Quote only the lines from the line containing "Rebuild this chart" to the line containing "import plotly.graph_objects as go", with both of those lines included, please, exactly as written.

____________

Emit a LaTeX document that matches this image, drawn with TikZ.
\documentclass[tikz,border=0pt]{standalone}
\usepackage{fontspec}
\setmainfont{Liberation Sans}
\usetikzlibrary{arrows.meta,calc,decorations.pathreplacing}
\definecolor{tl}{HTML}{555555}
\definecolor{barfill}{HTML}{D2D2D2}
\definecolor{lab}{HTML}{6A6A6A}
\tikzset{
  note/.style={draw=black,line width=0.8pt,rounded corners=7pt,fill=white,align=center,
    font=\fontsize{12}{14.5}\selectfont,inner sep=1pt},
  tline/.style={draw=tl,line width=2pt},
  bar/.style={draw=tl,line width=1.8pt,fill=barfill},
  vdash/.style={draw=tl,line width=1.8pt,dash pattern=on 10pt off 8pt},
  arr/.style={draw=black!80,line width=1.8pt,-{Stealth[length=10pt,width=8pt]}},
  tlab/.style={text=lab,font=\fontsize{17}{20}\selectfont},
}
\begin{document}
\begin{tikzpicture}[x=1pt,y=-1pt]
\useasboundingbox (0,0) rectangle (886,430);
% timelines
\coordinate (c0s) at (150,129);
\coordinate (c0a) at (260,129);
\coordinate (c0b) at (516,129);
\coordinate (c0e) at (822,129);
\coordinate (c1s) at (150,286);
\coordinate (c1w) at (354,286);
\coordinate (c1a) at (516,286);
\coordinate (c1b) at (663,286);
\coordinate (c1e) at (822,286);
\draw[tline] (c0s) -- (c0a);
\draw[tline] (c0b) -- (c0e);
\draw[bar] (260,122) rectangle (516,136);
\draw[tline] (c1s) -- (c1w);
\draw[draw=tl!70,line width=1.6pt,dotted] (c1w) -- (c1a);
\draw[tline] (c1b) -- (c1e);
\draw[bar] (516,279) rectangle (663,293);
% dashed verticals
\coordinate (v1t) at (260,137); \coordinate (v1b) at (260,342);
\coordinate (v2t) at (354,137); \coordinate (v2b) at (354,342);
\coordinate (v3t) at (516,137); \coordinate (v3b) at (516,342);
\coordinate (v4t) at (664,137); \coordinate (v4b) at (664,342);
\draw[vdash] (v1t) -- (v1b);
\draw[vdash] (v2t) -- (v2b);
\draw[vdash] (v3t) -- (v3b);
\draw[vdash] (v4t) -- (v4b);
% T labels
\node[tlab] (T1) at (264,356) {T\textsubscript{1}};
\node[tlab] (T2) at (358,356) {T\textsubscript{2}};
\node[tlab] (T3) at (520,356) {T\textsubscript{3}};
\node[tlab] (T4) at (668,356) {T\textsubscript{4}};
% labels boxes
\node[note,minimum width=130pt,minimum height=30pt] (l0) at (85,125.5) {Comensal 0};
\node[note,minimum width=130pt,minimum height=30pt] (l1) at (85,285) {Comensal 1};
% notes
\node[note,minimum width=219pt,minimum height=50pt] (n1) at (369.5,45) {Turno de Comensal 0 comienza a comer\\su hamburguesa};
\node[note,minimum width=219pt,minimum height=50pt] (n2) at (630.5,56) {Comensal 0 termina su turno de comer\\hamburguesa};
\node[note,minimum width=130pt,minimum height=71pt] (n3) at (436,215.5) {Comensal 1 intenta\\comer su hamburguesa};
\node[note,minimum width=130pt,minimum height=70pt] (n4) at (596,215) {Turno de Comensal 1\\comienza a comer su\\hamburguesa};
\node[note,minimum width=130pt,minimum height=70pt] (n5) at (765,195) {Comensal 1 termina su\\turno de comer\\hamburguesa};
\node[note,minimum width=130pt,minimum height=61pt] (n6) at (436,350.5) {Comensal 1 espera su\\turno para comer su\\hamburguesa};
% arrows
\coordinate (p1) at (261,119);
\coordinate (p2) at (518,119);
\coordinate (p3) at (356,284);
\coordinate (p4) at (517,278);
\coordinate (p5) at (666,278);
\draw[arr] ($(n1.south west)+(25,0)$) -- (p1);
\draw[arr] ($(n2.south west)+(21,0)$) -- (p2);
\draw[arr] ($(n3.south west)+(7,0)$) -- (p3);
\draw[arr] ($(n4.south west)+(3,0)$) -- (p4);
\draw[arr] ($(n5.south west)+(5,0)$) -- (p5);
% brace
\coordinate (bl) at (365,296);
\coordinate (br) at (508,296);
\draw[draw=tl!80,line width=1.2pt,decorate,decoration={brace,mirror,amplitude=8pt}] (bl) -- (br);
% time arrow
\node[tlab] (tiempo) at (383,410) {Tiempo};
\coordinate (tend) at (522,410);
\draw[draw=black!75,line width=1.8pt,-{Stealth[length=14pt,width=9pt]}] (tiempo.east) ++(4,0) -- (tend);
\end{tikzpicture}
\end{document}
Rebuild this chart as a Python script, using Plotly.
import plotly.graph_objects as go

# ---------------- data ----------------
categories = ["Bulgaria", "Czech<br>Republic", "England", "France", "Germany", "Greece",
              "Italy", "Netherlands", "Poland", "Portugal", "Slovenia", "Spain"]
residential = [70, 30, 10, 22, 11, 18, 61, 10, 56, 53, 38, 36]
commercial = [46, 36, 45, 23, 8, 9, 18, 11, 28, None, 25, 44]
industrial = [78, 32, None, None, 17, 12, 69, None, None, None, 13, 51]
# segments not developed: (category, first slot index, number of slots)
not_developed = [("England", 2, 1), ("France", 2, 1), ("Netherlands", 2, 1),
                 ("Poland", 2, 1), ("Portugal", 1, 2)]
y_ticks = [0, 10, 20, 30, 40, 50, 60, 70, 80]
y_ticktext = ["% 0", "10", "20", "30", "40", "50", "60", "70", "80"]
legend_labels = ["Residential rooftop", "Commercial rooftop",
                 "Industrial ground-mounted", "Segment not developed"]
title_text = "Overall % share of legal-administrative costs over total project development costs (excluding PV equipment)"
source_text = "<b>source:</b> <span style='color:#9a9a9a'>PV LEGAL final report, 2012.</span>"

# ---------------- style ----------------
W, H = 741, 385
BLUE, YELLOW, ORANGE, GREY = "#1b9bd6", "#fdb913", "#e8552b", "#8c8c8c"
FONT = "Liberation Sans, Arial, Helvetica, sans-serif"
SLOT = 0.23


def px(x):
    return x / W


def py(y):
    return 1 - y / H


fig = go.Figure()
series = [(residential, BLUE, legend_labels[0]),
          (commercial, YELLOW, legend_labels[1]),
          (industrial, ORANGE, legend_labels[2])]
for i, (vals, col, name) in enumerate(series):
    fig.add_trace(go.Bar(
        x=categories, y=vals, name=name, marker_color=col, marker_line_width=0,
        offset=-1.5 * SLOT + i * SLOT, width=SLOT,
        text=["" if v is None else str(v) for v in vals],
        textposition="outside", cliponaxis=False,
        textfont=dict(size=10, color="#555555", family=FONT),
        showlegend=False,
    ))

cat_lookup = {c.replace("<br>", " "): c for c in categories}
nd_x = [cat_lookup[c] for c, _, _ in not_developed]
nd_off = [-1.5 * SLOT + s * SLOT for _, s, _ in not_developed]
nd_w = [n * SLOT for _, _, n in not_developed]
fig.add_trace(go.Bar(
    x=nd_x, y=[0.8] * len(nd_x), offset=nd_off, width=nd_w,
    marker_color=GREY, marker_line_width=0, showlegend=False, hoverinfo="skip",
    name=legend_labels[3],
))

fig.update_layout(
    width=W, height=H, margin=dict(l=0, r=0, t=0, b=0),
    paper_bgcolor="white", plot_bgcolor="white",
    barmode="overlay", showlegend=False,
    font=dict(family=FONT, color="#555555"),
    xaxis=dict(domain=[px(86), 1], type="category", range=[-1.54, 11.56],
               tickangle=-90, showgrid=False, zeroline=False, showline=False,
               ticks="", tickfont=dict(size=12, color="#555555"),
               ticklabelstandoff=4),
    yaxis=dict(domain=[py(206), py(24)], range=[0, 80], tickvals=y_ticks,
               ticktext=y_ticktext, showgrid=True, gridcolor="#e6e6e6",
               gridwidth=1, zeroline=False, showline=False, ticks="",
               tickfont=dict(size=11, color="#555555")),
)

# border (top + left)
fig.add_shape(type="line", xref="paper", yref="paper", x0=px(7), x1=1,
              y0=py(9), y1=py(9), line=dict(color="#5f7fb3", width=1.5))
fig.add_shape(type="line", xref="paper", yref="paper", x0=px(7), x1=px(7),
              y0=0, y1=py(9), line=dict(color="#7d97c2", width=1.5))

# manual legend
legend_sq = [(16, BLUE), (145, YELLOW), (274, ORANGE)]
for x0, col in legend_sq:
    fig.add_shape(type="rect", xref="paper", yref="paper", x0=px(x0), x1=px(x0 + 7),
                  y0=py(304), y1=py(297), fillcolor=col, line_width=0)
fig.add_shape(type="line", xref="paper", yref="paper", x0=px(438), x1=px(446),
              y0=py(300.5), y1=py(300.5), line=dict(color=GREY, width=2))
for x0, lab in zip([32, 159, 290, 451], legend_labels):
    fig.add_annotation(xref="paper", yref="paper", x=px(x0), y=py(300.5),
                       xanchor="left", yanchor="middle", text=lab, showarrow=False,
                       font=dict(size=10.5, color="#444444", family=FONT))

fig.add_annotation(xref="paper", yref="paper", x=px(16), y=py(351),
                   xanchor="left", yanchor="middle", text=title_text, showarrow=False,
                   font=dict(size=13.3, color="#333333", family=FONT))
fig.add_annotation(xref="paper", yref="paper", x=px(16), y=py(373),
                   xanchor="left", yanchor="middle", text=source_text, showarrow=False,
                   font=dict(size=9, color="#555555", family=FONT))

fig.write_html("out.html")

____________

▶ [Expected output]:
Rebuild this chart as a Python script, using Plotly.
import plotly.graph_objects as go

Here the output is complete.